Il rapporto dei Bretoni con la morte è fortemente radicato nella tradizione celtica, arricchito da riti e leggende che danno un senso profondo al momento del trapasso.
Tra queste tradizioni spicca l’Ankou, una figura scheletrica che incarna la morte ed è ampiamente presente nell’immaginario della Bretagna.

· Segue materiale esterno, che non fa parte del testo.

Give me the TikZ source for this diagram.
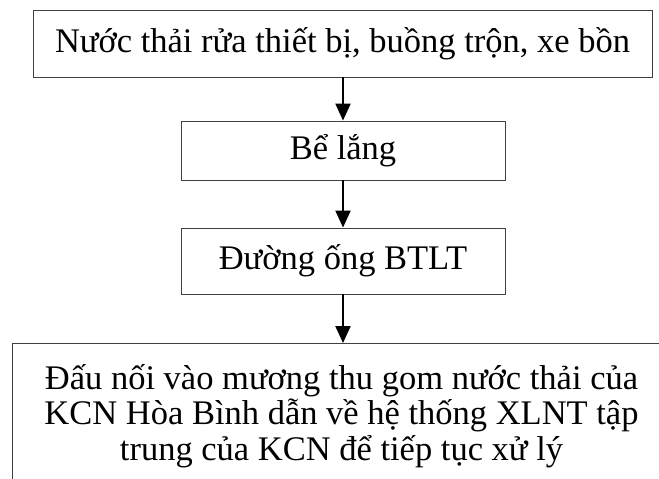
\documentclass[tikz,border=0pt]{standalone}
\usepackage{fontspec}
\setmainfont{Liberation Serif}
\usetikzlibrary{arrows.meta}
\tikzset{
  stepbox/.style={draw=black!75, line width=0.9pt, inner sep=0pt},
  flow/.style={-{Triangle[width=15pt,length=17pt]}, line width=2.2pt}
}
\begin{document}
\begin{tikzpicture}[x=1pt, y=-1pt, every node/.append style={font=\fontsize{34.5}{35.5}\selectfont}]
  \clip (0,0) rectangle (659,479);
  \node[stepbox, minimum width=619pt, minimum height=67pt] (wash) at (342.5,43.5) {Nước thải rửa thiết bị, buồng trộn, xe bồn};
  \node[stepbox, minimum width=324pt, minimum height=59pt] (tank) at (343,150.5) {Bể lắng};
  \node[stepbox, minimum width=324pt, minimum height=66pt] (pipe) at (343,261) {Đường ống BTLT};
  \node[stepbox, anchor=north west, minimum width=700pt, minimum height=200pt] (sinkbox) at (12,343) {};
  \node[align=center, inner sep=0pt] (sink) at (341.5,416) {Đấu nối vào mương thu gom nước thải của\\KCN Hòa Bình dẫn về hệ thống XLNT tập\\trung của KCN để tiếp tục xử lý};
  \draw[flow] (wash.south -| tank) -- (tank);
  \draw[flow] (tank) -- (pipe);
  \draw[flow] (pipe) -- (pipe.south |- sinkbox.north);
\end{tikzpicture}
\end{document}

Disegno rappresentante l’Ankou – Wikipedia – Immagine: Moreau.henri, opera propria rilasciata con licenza CC BY-SA 3.0

Una notte di Natale, Fanch ar Floch, un artigiano diligente e onesto, si trovò costretto a mandare la moglie e i figli alla messa senza di lui per poter terminare un lavoro urgente. Prima di uscire, la moglie gli raccomandò:
Fa’ in modo che, almeno al suono della campanella dell’Elevazione, tu abbia posato gli strumenti.
Ma il lavoro lo assorbì completamente, e il momento sacro passò mentre era ancora al lavoro.
Proprio allora comparve uno sconosciuto. Indossava un cappello a larghe falde che gli copriva il volto e teneva tra le mani una falce dal manico storto. “Avrei bisogno del tuo aiuto per riparare questa,” disse l’uomo, indicando la falce. “È solo un piccolo chiodo da sistemare.”

Fanch, senza fare domande, si mise al lavoro e in pochi istanti la falce fu riparata. Quando terminò, lo sconosciuto lo ringraziò ma aggiunse:
Non ti pagherò in denaro. Ti lascio però un avvertimento: appena tua moglie tornerà dalla messa, dille di andare subito in paese a chiamare un prete. Perché questo lavoro è stato l’ultimo della tua vita.
Sconvolto, Fanch seguì le istruzioni. Allo spuntare del giorno, al canto del gallo, rese l’anima a Dio. Aveva riparato la falce dell’Ankou, la Morte, e aveva lavorato durante l’Elevazione, violando il rispetto sacro della celebrazione.

Da allora, la storia di Fanch ar Floch riecheggia come monito per rispettare i tempi sacri e per non sottovalutare gli incontri che il destino può riservare.